It was my birthday a few weeks ago. To celebrate, I requested that we take Mom Mom and Pop Pop up to Dude’s house, since they hadn’t seen it before. Then, we would go out for an early dinner at the closest restaurant that both Dude and I enjoy, Red Lobster.
(Cheddar Bay biscuits, am I right? NOM!)
Mom Mom offered to bake a cake for us to enjoy at Dude’s house after dinner. During dinner, Mom realized that we needed milk because apparently you can’t eat cake without having milk to wash it down.
On the way back to Dude’s house, we took a detour to Giant. Dad ran in to grab a gallon of milk while the rest of us waited in the car.
When Dad returned, Dude, who was sitting next to me in the back of the van, craned his neck to see what Dad was carrying.
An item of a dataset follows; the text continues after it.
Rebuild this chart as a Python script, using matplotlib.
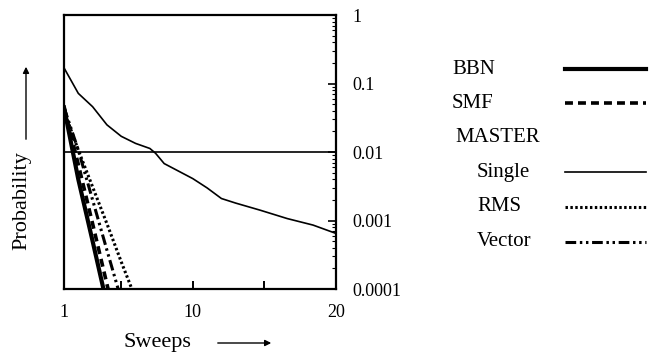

“Donut. No donut,” Dude said, expectantly. (To understand Dude’s use of the word “no,” kindly refer to the Dude Language Guide.)
When Dude lived at home, every time Dad went grocery shopping at Giant, he would pick up a chocolate or vanilla iced donut for Dude as a treat. Dude saw Dad go into Giant and immediately assumed a donut awaited him.
He had to settle for one of his Mom Mom’s homemade cakes. What a tough life.